** Start of Given information **
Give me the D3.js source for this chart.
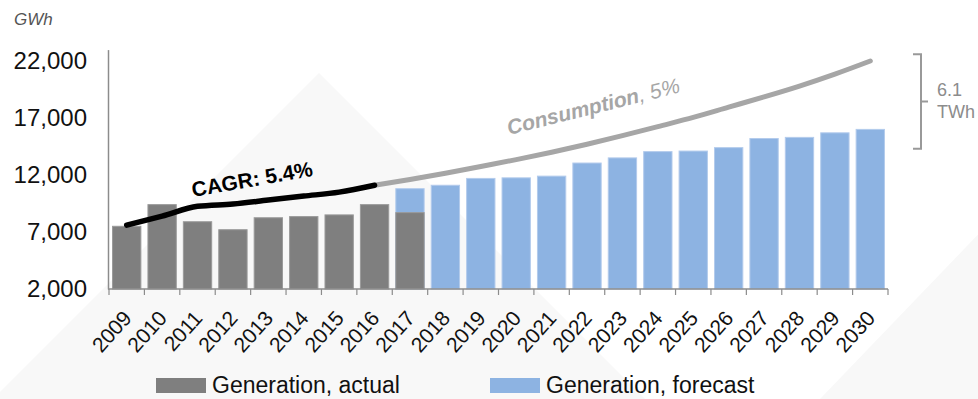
<!DOCTYPE html>
<html>
<head>
<meta charset="utf-8">
<script src="https://cdn.jsdelivr.net/npm/d3@7"></script>
<style>
  body { margin: 0; background: #fff; }
  svg { display: block; }
  text { font-family: "Liberation Sans", Arial, Helvetica, sans-serif; }
</style>
</head>
<body>
<svg id="chart" width="978" height="399"></svg>
<script>
// Electricity generation (actual / forecast) and consumption, GWh
const years = ["2009","2010","2011","2012","2013","2014","2015","2016","2017","2018","2019",
               "2020","2021","2022","2023","2024","2025","2026","2027","2028","2029","2030"];

const actualYears  = ["2009","2010","2011","2012","2013","2014","2015","2016","2017"];
const actualValues = [7500, 9400, 7900, 7200, 8250, 8350, 8500, 9400, 8700];

const forecastYears  = ["2017","2018","2019","2020","2021","2022","2023","2024","2025","2026","2027","2028","2029","2030"];
const forecastValues = [10800, 11100, 11700, 11750, 11900, 13050, 13500, 14050, 14100, 14400, 15200, 15300, 15700, 16000];

// historic consumption (CAGR 5.4%)
const cagrYears  = ["2009","2010","2011","2012","2013","2014","2015","2016"];
const cagrValues = [7600, 8400, 9250, 9450, 9800, 10150, 10500, 11100];

// projected consumption (5% p.a.)
const consumptionYears  = ["2016","2017","2018","2019","2020","2021","2022","2023","2024","2025","2026","2027","2028","2029","2030"];
const consumptionValues = [11100, 11600, 12150, 12750, 13350, 14000, 14700, 15450, 16250, 17050, 17950, 18850, 19800, 20850, 22000];

const yTicks = [2000, 7000, 12000, 17000, 22000];

// gap between 2030 consumption and generation
const gapLabel = ["6.1", "TWh"];
const gapRange = [14300, 22600];

const svg = d3.select("#chart");

// faint background watermark
const bg = svg.append("g");
bg.append("polygon")
  .attr("points", "319,73 -40,432 678,432")
  .attr("fill", "#f8f8f8");
bg.append("polygon")
  .attr("points", "1040,170 820,399 1100,399")
  .attr("fill", "#f8f8f8");

const x = d3.scaleBand().domain(years).range([109, 888]).paddingInner(0.2).paddingOuter(0.1);
const y = d3.scaleLinear().domain([2000, 23000]).range([289, 49.6]);
const step = x.step();
const cx = d => x(d) + x.bandwidth() / 2;

// forecast bars (behind), then actual bars
svg.append("g").selectAll("rect")
  .data(forecastYears.map((d, i) => ({ year: d, v: forecastValues[i] })))
  .join("rect")
  .attr("x", d => x(d.year))
  .attr("width", x.bandwidth())
  .attr("y", d => y(d.v))
  .attr("height", d => y(2000) - y(d.v))
  .attr("fill", "#8db3e2")
  .attr("stroke", "#b3cbec")
  .attr("stroke-width", 1);

svg.append("g").selectAll("rect")
  .data(actualYears.map((d, i) => ({ year: d, v: actualValues[i] })))
  .join("rect")
  .attr("x", d => x(d.year))
  .attr("width", x.bandwidth())
  .attr("y", d => y(d.v))
  .attr("height", d => y(2000) - y(d.v))
  .attr("fill", "#7f7f7f")
  .attr("stroke", "#9a9a9a")
  .attr("stroke-width", 1);

// y axis (line + labels, no tick marks)
const yAxis = svg.append("g")
  .attr("transform", "translate(108,0)")
  .call(d3.axisLeft(y).tickValues(yTicks).tickSize(0).tickPadding(21).tickFormat(d3.format(",")));
yAxis.select(".domain").attr("stroke", "#8c8c8c").attr("stroke-width", 1.5);
yAxis.selectAll("text")
  .attr("font-size", 24)
  .attr("fill", "#111")
  .style("font-family", "'Liberation Sans', Arial, sans-serif");

svg.append("text")
  .attr("x", 14).attr("y", 25)
  .attr("font-size", 17).attr("font-style", "italic")
  .attr("fill", "#555")
  .text("GWh");

// x axis line and boundary ticks
const xAxis = svg.append("g");
xAxis.append("line")
  .attr("x1", 108).attr("x2", x.range()[1])
  .attr("y1", y(2000)).attr("y2", y(2000))
  .attr("stroke", "#8c8c8c").attr("stroke-width", 1.5);
const bounds = years.map(d => x(d) - step * x.paddingOuter()).concat([x.range()[1]]);
xAxis.selectAll("line.tick")
  .data(bounds)
  .join("line")
  .attr("class", "tick")
  .attr("x1", d => d).attr("x2", d => d)
  .attr("y1", y(2000)).attr("y2", y(2000) + 6)
  .attr("stroke", "#8c8c8c").attr("stroke-width", 1.2);
xAxis.selectAll("text")
  .data(years)
  .join("text")
  .attr("transform", d => `translate(${cx(d) + 6},${y(2000) + 30}) rotate(-48)`)
  .attr("text-anchor", "end")
  .attr("font-size", 21)
  .attr("fill", "#111")
  .text(d => d);

// consumption lines
const line = d3.line().x(d => cx(d.year)).y(d => y(d.v)).curve(d3.curveMonotoneX);

svg.append("path")
  .datum(consumptionYears.map((d, i) => ({ year: d, v: consumptionValues[i] })))
  .attr("d", line)
  .attr("fill", "none")
  .attr("stroke", "#a6a6a6")
  .attr("stroke-width", 5)
  .attr("stroke-linecap", "round");

svg.append("path")
  .datum(cagrYears.map((d, i) => ({ year: d, v: cagrValues[i] })))
  .attr("d", line)
  .attr("fill", "none")
  .attr("stroke", "#000")
  .attr("stroke-width", 5.5)
  .attr("stroke-linecap", "round")
  .attr("stroke-linejoin", "round");

// line annotations
svg.append("text")
  .attr("transform", "translate(193,197) rotate(-10)")
  .attr("font-size", 21).attr("font-weight", "bold")
  .attr("fill", "#000")
  .text("CAGR: 5.4%");

const cons = svg.append("text")
  .attr("transform", "translate(509,135) rotate(-14)")
  .attr("font-size", 21)
  .attr("fill", "#a6a6a6");
cons.append("tspan").attr("font-weight", "bold").attr("font-style", "italic").text("Consumption");
cons.append("tspan").attr("font-style", "italic").text(", 5%");

// bracket showing the 2030 gap
const bx = 921;
const bTop = y(gapRange[1]), bBot = y(gapRange[0]), bMid = (bTop + bBot) / 2;
svg.append("path")
  .attr("d", `M${bx - 8},${bTop} H${bx} V${bBot} H${bx - 8} M${bx},${bMid} H${bx + 7}`)
  .attr("fill", "none")
  .attr("stroke", "#999")
  .attr("stroke-width", 2);
svg.append("g").selectAll("text")
  .data(gapLabel)
  .join("text")
  .attr("x", 937)
  .attr("y", (d, i) => bMid - 5 + i * 22)
  .attr("font-size", 18)
  .attr("fill", "#8c8c8c")
  .text(d => d);

// legend
const legend = [
  { label: "Generation, actual", color: "#7f7f7f", x: 156 },
  { label: "Generation, forecast", color: "#8db3e2", x: 490 }
];
const lg = svg.append("g").selectAll("g").data(legend).join("g")
  .attr("transform", d => `translate(${d.x},378)`);
lg.append("rect").attr("width", 50).attr("height", 15).attr("fill", d => d.color);
lg.append("text").attr("x", 56).attr("y", 15)
  .attr("font-size", 23).attr("fill", "#111")
  .text(d => d.label);
</script>
</body>
</html>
** End of Given information **
### Exercise
Please quote the lines of the material, beginning with the first and ending with the one that contains "10150, 10500, 11100];", exactly as written and without any pictures.

### Exercise response
Give me the D3.js source for this chart.
<!DOCTYPE html>
<html>
<head>
<meta charset="utf-8">
<script src="https://cdn.jsdelivr.net/npm/d3@7"></script>
<style>
  body { margin: 0; background: #fff; }
  svg { display: block; }
  text { font-family: "Liberation Sans", Arial, Helvetica, sans-serif; }
</style>
</head>
<body>
<svg id="chart" width="978" height="399"></svg>
<script>
// Electricity generation (actual / forecast) and consumption, GWh
const years = ["2009","2010","2011","2012","2013","2014","2015","2016","2017","2018","2019",
               "2020","2021","2022","2023","2024","2025","2026","2027","2028","2029","2030"];

const actualYears  = ["2009","2010","2011","2012","2013","2014","2015","2016","2017"];
const actualValues = [7500, 9400, 7900, 7200, 8250, 8350, 8500, 9400, 8700];

const forecastYears  = ["2017","2018","2019","2020","2021","2022","2023","2024","2025","2026","2027","2028","2029","2030"];
const forecastValues = [10800, 11100, 11700, 11750, 11900, 13050, 13500, 14050, 14100, 14400, 15200, 15300, 15700, 16000];

// historic consumption (CAGR 5.4%)
const cagrYears  = ["2009","2010","2011","2012","2013","2014","2015","2016"];
const cagrValues = [7600, 8400, 9250, 9450, 9800, 10150, 10500, 11100];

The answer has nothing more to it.